Choix, méfiance et attente

Le baromètre annuel des paiements électroniques est sorti au début de l’année. Réalisé par l’Ifop pour le compte de Winco Nixdorf, il trace les grandes tendances des habitudes des Français en termes d’utilisation des moyens de paiement mis à leur disposition par les organismes bancaires, les grandes enseignes, les organismes sociaux. Il se dégage une piste pour innover en termes de sécurité de paiement en ligne. Lecture.

La possession des différents moyens de paiement.
La possession des différents moyens de paiement.

 

La possession des différents moyens de paiement.

La possession des différents moyens de paiement.

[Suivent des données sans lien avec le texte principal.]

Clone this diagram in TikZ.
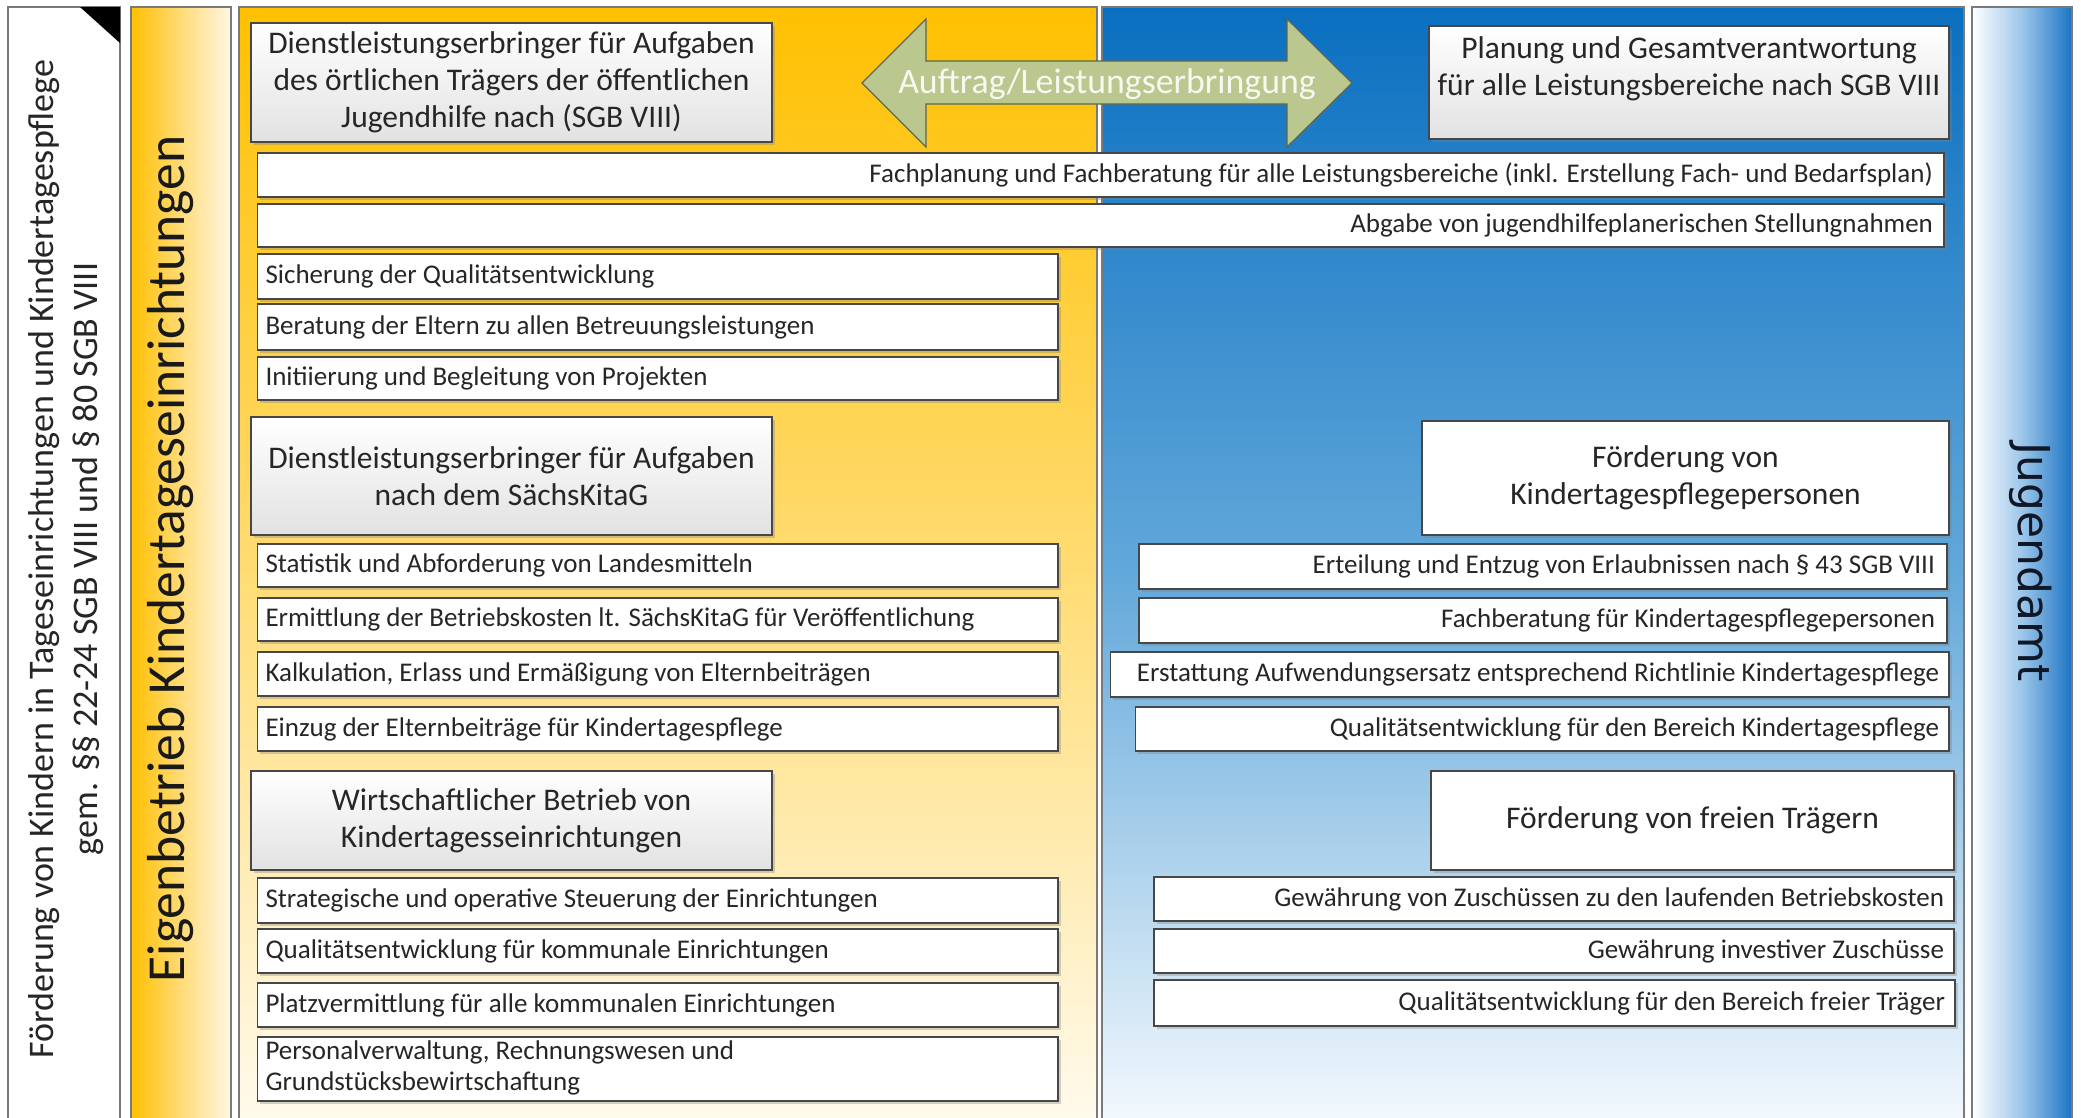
\documentclass[tikz,border=0pt]{standalone}
\usepackage{fontspec}
\setmainfont{Carlito}
\newfontfamily\jfont{DejaVu Sans}
\usetikzlibrary{shadows}
\definecolor{bordc}{HTML}{474747}
\definecolor{panelc}{HTML}{7A7A7A}
\definecolor{txtc}{HTML}{262626}
\definecolor{yelA}{HTML}{FFC000}
\definecolor{yelB}{HTML}{FFDC74}
\definecolor{yelC}{HTML}{FFFBF1}
\definecolor{ybarB}{HTML}{FFDB78}
\definecolor{ybarC}{HTML}{FFF7E4}
\definecolor{bluA}{HTML}{0A6FC0}
\definecolor{bluB}{HTML}{62A8DA}
\definecolor{bluC}{HTML}{F8FBFE}
\definecolor{barblue}{HTML}{1C74C3}
\definecolor{barmid}{HTML}{9CC6EA}
\definecolor{arrowc}{HTML}{BAC78F}
\definecolor{arrowb}{HTML}{5C6650}
\definecolor{arrowt}{HTML}{F7F8F0}
\definecolor{hdrbot}{HTML}{E2E2E2}
\definecolor{jtxt}{HTML}{101828}
\newcommand\fitem{\fontsize{27}{31}\selectfont}
\newcommand\fhead{\fontsize{31.5}{37}\selectfont}
\newcommand\fleft{\fontsize{36}{42}\selectfont}
\newcommand\feigen{\fontsize{53.5}{60}\selectfont}
\newcommand\farrow{\fontsize{35.8}{42}\selectfont}
\newcommand\fjug{\fontsize{44}{52}\selectfont}
\tikzset{
  boxshadow/.style={drop shadow={shadow xshift=2.5pt, shadow yshift=-2.5pt, opacity=0.35}},
  itembox/.style={draw=bordc, line width=1.6pt, fill=white, text=txtc, font=\fitem, inner ysep=0pt, boxshadow},
  headbox/.style={draw=bordc, line width=1.6pt, top color=white, bottom color=hdrbot, text=txtc, font=\fhead, align=center, inner sep=0pt, boxshadow},
  whitehead/.style={draw=bordc, line width=1.6pt, fill=white, text=txtc, font=\fhead, align=center, inner sep=0pt, boxshadow},
  panel/.style={draw=panelc, line width=1.5pt},
  sidetext/.style={anchor=base, text=txtc}
}
\newcommand\bx[9]{%
  \pgfmathsetmacro\bxw{#4-#2}%
  \pgfmathsetmacro\bxh{#5-#3}%
  \pgfmathsetmacro\bxtw{#4-#2-2*#7}%
  \node[#6, inner xsep=#7pt, minimum width=\bxw pt, minimum height=\bxh pt] (#1) at ({(#2+#4)/2},{(#3+#5)/2}) {\makebox[\bxtw pt][#8]{#9}};}
\newcommand\hb[6]{%
  \pgfmathsetmacro\bxw{#4-#2}%
  \pgfmathsetmacro\bxh{#5-#3}%
  \node[#6, minimum width=\bxw pt, minimum height=\bxh pt] (#1) at ({(#2+#4)/2},{(#3+#5)/2})}
\begin{document}
\begin{tikzpicture}[x=1pt,y=-1pt]
\useasboundingbox (0,0) rectangle (2081,1117);
\clip (0,0) rectangle (2081,1117);
\fill[white] (0,0) rectangle (2081,1117);
% left white column
\draw[panel, fill=white] (8,7) rectangle (120,1140);
\fill[black] (80,7) -- (120,7) -- (120,43) -- cycle;
\node[sidetext, rotate=90, font=\fleft] (lt1) at (53,559) {Förderung von Kindern in Tageseinrichtungen und Kindertagespflege};
\node[sidetext, rotate=90, font=\fleft] (lt2) at (97,559) {gem. §§ 22-24 SGB VIII und § 80 SGB VIII};
% yellow side bar
\draw[panel, left color=yelA, right color=ybarC, middle color=ybarB] (131,7) rectangle (231,1140);
\node[sidetext, rotate=90, font=\feigen, text=black!90] (eigen) at (184,559) {Eigenbetrieb Kindertageseinrichtungen};
% main panels
\draw[panel, top color=yelA, bottom color=yelC, middle color=yelB] (239,7) rectangle (1097,1140);
\draw[panel, top color=bluA, bottom color=bluC, middle color=bluB] (1102,7) rectangle (1964,1140);
% right side bar
\draw[panel, left color=white, right color=barblue, middle color=barmid] (1972,7) rectangle (2072,1140);
\node[anchor=base, rotate=-90, font=\fjug\jfont, text=jtxt] (jug) at (2018,562) {Jugendamt};
% arrow
\draw[fill=arrowc, draw=arrowb, line width=1.2pt] (862,83) -- (926,19) -- (926,61) -- (1287,61) -- (1287,19) -- (1352,83) -- (1287,147) -- (1287,104) -- (926,104) -- (926,147) -- cycle;
\node[anchor=base, font=\farrow, text=arrowt] (arrowtext) at (1107,93) {Auftrag/Leistungserbringung};
% header boxes left
\hb{h1}{251}{23}{772}{142}{headbox}{Dienstleistungserbringer für Aufgaben\\des örtlichen Trägers der öffentlichen\\Jugendhilfe nach (SGB VIII)};
\hb{h2}{251}{417}{772}{535}{headbox}{Dienstleistungserbringer für Aufgaben\\nach dem SächsKitaG};
\hb{h3}{251}{771}{772}{870}{headbox}{Wirtschaftlicher Betrieb von\\Kindertagesseinrichtungen};
% header boxes right
\hb{h4}{1429}{26}{1949}{139}{headbox}{Planung und Gesamtverantwortung\\für alle Leistungsbereiche nach SGB VIII\\[-4pt]\mbox{}};
\hb{h5}{1422}{421}{1949}{535}{whitehead}{Förderung von\\Kindertagespflegepersonen};
\hb{h6}{1431}{771}{1954}{870}{whitehead}{Förderung von freien Trägern};
% wide boxes
\bx{w1}{257.5}{153}{1944}{197}{itembox}{11}{r}{Fachplanung und Fachberatung für alle Leistungsbereiche (inkl. Erstellung Fach- und Bedarfsplan)}
\bx{w2}{257.5}{204}{1944}{247}{itembox}{11}{r}{Abgabe von jugendhilfeplanerischen Stellungnahmen}
% left items
\bx{l1}{257.5}{254}{1058}{299}{itembox}{8}{l}{Sicherung der Qualitätsentwicklung}
\bx{l2}{257.5}{304}{1058}{350}{itembox}{8}{l}{Beratung der Eltern zu allen Betreuungsleistungen}
\bx{l3}{257.5}{357}{1058}{400}{itembox}{8}{l}{Initiierung und Begleitung von Projekten}
\bx{l4}{257.5}{544}{1058}{587}{itembox}{8}{l}{Statistik und Abforderung von Landesmitteln}
\bx{l5}{257.5}{598}{1058}{641}{itembox}{8}{l}{Ermittlung der Betriebskosten lt. SächsKitaG für Veröffentlichung}
\bx{l6}{257.5}{652}{1058}{696}{itembox}{8}{l}{Kalkulation, Erlass und Ermäßigung von Elternbeiträgen}
\bx{l7}{257.5}{707}{1058}{751}{itembox}{8}{l}{Einzug der Elternbeiträge für Kindertagespflege}
\bx{l8}{257.5}{878}{1058}{923}{itembox}{8}{l}{Strategische und operative Steuerung der Einrichtungen}
\bx{l9}{257.5}{929}{1058}{973}{itembox}{8}{l}{Qualitätsentwicklung für kommunale Einrichtungen}
\bx{l10}{257.5}{983}{1058}{1027}{itembox}{8}{l}{Platzvermittlung für alle kommunalen Einrichtungen}
\bx{l11}{257.5}{1037}{1058}{1101}{itembox}{8}{l}{\begin{tabular}{@{}l@{}}Personalverwaltung, Rechnungswesen und\\Grundstücksbewirtschaftung\end{tabular}}
% right items
\bx{r1}{1139}{544}{1947}{589}{itembox}{12}{r}{Erteilung und Entzug von Erlaubnissen nach § 43 SGB VIII}
\bx{r2}{1139}{598}{1947}{643}{itembox}{12}{r}{Fachberatung für Kindertagespflegepersonen}
\bx{r3}{1110.5}{652}{1949}{697}{itembox}{10}{r}{Erstattung Aufwendungsersatz entsprechend Richtlinie Kindertagespflege}
\bx{r4}{1135.5}{707}{1949}{751}{itembox}{10}{r}{Qualitätsentwicklung für den Bereich Kindertagespflege}
\bx{r5}{1154}{877}{1954}{921}{itembox}{10}{r}{Gewährung von Zuschüssen zu den laufenden Betriebskosten}
\bx{r6}{1154}{929}{1954}{973}{itembox}{10}{r}{Gewährung investiver Zuschüsse}
\bx{r7}{1154}{980}{1955}{1026}{itembox}{10}{r}{Qualitätsentwicklung für den Bereich freier Träger}
\end{tikzpicture}
\end{document}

Comment paient les Français et quelles sont leurs motivations ? Basé sur une enquête menée en décembre et en janvier derniers, le baromètre annuel du paiement électronique fourmille de données utiles autant aux cadres du marketing qu’aux concepteurs de nouveaux produits disponibles sur la Toile. D’abord, les fondamentaux : la possession de différents moyens de paiement est la grande caractéristique. Première surprise, le chèque est toujours en tête (95% en sont dotés) même s’il a baissé d’1% entre décembre 2011 et janvier 2012. Les Français restent donc attachés à ce bout de papier même s’ils disposent d’autres moyens de paiement. Sa gratuité lui confère encore un atout important. Puis, 89% des personnes interrogées pratiquent le prélèvement automatique tandis que la carte bleue recueille l’adhésion de 67% (en débit immédiat) et de 41% (en débit différé), ce dernier chiffre étant en baisse. Viennent ensuite les cartes de paiement de la grande distribution et des instituts de financement souvent liés à celleci : 39% des personnes interrogées y ont recours et 27% se sont attachés à des cartes d’organismes de crédit. Ces derniers baissent de 6% comme les comptes de transfert de fonds (Paypal, Western Union…). Enfin, un tiers des personnes sondées utilisent des moyens de paiement “tiers” : tickets-restaurant ou chèquescadeaux. Ce chiffre est en hausse de 3% et sans doute faut-il y voir un des effets de la crise sur la disponibilité monétaire des Français. Les utilisations de ces moyens de paiement différents donnent à voir un jeu contrasté dans l’acquittement des charges des personnes. L’utilisation de ces moyens de paiement varie et s’attache à des usages bien définis. “A peine un interviewé sur dix affirme utiliser régulièrement son chéquier ou les prélèvements automatiques. En outre, la majorité des sondés estime ne se servir de ces virements bancaires que très occasionnellement (57%)”. Les utilisateurs de cartes bancaires déclarent quant à eux “se servir très régulièrement, quoique moins souvent que l’an dernier, des cartes bancaires à débit immédiat (64% – 4 points) et des cartes bancaires à débit différé (62% – 8 points). Plus précisément, la moitié des interviewés estime utiliser ces cartes plusieurs fois par semaine et une minorité conséquente les utilise tous les jours ou presque.”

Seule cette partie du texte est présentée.